PROVIDED RECORDS.
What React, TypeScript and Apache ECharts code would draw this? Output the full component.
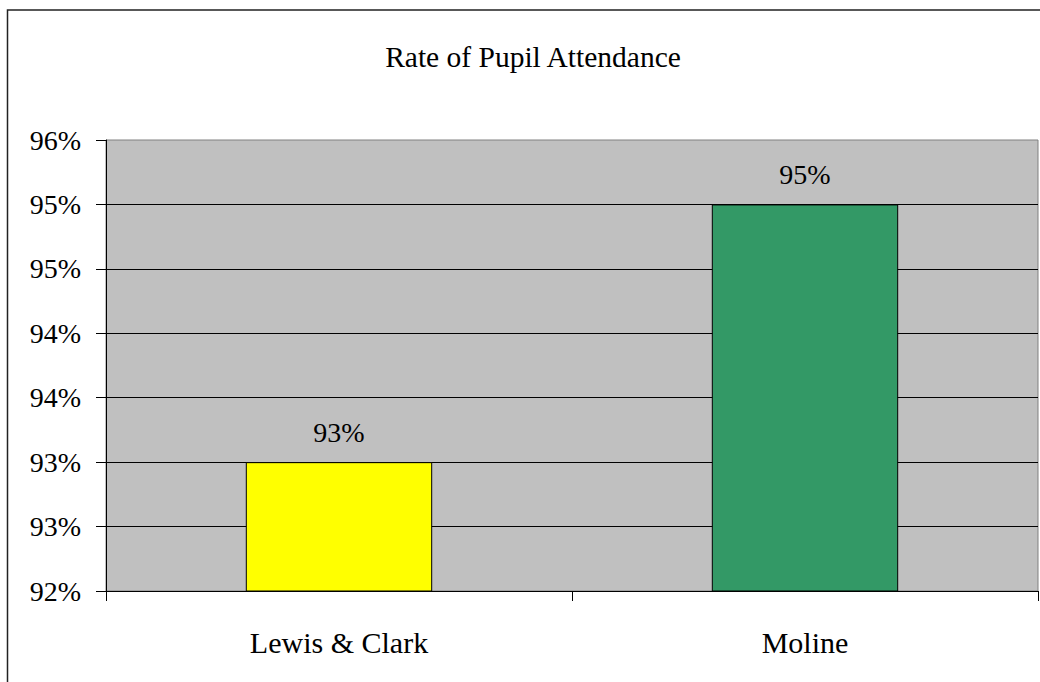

==

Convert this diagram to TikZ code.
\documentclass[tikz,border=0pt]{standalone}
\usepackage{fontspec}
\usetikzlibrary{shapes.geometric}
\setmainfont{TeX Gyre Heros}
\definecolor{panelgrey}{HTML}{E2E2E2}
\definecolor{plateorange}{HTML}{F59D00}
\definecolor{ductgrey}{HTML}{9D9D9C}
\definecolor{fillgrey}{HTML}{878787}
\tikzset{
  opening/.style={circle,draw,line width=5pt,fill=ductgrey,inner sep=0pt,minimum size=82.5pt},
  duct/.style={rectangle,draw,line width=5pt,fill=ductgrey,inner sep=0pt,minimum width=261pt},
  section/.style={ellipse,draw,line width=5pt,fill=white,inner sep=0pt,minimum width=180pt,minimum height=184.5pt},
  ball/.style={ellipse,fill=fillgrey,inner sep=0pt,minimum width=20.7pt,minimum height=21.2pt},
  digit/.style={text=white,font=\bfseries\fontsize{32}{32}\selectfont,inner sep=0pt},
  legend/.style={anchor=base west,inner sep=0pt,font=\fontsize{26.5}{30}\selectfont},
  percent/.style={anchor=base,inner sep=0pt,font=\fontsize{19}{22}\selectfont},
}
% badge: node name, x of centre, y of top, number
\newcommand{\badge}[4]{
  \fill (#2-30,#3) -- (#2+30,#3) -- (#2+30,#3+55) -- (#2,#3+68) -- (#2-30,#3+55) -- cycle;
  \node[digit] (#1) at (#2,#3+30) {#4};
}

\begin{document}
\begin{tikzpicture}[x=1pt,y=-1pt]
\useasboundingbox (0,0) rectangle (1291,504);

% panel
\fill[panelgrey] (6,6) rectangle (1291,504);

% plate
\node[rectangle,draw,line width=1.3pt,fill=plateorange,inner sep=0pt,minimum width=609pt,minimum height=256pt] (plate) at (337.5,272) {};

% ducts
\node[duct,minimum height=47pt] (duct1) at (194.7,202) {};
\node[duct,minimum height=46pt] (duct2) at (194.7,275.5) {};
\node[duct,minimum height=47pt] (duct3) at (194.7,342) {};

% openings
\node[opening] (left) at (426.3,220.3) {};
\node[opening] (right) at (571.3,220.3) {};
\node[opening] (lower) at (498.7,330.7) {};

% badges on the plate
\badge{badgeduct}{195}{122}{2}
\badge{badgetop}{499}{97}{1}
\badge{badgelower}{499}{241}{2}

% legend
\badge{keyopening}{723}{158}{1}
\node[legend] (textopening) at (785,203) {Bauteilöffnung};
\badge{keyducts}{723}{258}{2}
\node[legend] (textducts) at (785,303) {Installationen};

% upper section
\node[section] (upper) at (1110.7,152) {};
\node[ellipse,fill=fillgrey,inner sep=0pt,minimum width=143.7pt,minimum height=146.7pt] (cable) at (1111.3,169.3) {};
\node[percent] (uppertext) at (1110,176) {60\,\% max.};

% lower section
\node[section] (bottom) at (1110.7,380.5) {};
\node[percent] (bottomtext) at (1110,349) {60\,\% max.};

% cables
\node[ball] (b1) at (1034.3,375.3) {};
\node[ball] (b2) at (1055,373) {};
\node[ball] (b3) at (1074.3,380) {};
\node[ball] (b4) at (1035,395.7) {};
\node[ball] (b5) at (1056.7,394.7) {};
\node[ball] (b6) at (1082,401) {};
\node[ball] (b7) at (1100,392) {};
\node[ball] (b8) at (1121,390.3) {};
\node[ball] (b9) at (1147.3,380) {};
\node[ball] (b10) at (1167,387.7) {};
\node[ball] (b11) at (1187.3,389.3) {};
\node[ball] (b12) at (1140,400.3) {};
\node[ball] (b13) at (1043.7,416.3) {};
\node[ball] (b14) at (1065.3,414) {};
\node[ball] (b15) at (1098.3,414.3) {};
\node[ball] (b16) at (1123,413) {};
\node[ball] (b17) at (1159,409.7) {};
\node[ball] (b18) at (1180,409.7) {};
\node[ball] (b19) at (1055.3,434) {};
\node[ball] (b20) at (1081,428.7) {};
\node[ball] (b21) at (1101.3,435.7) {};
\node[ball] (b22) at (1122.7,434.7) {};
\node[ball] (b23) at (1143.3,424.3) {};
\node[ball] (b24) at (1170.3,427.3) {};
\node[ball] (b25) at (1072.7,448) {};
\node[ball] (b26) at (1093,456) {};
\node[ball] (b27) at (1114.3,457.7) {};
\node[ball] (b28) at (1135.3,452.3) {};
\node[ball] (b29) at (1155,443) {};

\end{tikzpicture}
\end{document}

==

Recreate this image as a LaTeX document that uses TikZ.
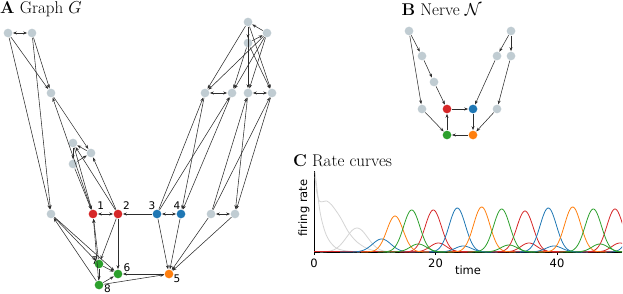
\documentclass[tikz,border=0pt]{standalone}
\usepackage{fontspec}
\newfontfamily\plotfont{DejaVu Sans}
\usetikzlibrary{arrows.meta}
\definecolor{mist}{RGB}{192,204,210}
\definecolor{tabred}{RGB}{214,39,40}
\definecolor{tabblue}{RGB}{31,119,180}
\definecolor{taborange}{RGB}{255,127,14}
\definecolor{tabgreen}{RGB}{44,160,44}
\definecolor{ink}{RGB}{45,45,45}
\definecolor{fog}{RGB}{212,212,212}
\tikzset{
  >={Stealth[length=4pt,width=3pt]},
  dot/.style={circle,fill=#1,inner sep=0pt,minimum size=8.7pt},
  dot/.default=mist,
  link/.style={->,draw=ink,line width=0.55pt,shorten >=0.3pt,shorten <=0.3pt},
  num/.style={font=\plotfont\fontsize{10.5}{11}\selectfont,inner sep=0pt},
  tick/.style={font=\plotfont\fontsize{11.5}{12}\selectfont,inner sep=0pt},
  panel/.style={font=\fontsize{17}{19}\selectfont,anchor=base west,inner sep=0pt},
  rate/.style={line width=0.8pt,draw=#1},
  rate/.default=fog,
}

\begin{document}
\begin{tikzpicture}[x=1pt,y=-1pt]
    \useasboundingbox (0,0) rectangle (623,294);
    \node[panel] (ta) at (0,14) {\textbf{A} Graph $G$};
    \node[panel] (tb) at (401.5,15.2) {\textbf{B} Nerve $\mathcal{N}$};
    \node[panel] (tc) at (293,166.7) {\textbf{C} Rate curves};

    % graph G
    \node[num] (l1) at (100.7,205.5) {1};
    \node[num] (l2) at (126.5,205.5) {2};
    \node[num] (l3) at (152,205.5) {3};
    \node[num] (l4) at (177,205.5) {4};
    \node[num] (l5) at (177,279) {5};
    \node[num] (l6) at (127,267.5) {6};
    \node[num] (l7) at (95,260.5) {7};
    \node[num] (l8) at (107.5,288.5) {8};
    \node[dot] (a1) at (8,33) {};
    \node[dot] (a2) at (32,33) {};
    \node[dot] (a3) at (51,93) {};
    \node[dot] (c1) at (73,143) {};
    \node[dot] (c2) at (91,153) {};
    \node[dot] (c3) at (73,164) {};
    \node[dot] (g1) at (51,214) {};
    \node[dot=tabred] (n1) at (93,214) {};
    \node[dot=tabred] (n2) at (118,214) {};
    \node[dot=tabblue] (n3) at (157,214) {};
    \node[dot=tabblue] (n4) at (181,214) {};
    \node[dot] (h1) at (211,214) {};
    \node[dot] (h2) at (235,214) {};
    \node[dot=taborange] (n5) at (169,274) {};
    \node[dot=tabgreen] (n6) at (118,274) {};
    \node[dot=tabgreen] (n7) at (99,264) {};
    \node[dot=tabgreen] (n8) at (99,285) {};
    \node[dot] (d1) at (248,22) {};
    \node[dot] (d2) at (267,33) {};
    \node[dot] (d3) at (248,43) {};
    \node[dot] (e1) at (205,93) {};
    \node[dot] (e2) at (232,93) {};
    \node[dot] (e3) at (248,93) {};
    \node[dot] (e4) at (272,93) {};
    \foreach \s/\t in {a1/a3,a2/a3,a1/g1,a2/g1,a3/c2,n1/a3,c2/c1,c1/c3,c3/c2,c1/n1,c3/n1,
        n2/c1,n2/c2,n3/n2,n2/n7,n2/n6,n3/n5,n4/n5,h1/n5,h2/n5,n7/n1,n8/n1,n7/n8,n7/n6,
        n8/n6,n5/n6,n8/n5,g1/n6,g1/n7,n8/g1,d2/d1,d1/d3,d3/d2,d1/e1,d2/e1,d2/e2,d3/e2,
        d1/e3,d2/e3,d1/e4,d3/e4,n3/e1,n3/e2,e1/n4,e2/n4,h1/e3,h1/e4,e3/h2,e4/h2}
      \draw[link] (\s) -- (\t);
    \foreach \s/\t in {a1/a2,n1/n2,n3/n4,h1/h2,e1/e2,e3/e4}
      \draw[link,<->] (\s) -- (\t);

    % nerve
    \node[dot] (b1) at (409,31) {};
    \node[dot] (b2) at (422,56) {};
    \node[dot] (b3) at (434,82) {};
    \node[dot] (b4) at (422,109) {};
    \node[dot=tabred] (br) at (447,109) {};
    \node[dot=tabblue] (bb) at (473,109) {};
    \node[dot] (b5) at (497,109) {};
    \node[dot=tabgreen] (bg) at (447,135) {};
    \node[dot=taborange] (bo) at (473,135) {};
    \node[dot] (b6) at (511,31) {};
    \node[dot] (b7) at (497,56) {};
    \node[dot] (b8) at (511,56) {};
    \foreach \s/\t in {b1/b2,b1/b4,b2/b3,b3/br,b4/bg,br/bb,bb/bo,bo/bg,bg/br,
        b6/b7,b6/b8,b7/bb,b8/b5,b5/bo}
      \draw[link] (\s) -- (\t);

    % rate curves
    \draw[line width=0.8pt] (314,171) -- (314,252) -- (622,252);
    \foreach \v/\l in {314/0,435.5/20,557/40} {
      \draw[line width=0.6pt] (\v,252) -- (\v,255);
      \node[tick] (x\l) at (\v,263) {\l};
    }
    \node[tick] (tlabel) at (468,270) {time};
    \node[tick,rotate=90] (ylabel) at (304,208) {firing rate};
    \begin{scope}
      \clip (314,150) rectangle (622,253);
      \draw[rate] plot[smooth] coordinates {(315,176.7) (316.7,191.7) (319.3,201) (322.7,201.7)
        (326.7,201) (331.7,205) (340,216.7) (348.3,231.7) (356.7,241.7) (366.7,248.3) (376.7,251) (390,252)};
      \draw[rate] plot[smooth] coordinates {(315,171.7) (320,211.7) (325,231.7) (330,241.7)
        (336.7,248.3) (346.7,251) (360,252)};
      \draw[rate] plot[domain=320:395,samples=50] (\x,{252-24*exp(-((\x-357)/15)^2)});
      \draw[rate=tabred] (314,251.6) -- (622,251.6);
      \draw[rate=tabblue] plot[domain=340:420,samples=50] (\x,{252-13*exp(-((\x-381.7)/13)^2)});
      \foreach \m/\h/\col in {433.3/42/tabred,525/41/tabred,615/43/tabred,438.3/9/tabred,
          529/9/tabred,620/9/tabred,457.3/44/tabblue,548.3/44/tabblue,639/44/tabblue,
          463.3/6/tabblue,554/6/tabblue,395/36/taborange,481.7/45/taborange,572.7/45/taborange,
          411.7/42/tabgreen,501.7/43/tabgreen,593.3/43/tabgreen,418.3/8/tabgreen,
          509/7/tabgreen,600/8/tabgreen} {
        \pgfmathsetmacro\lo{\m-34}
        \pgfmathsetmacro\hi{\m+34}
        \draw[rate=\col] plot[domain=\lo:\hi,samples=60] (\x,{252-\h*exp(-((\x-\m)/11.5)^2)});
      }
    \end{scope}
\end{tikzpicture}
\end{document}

TASK BRIEF.
Among the lines above, count those containing the word "code" and give nothing but the result.

TASK RESPONSE.
2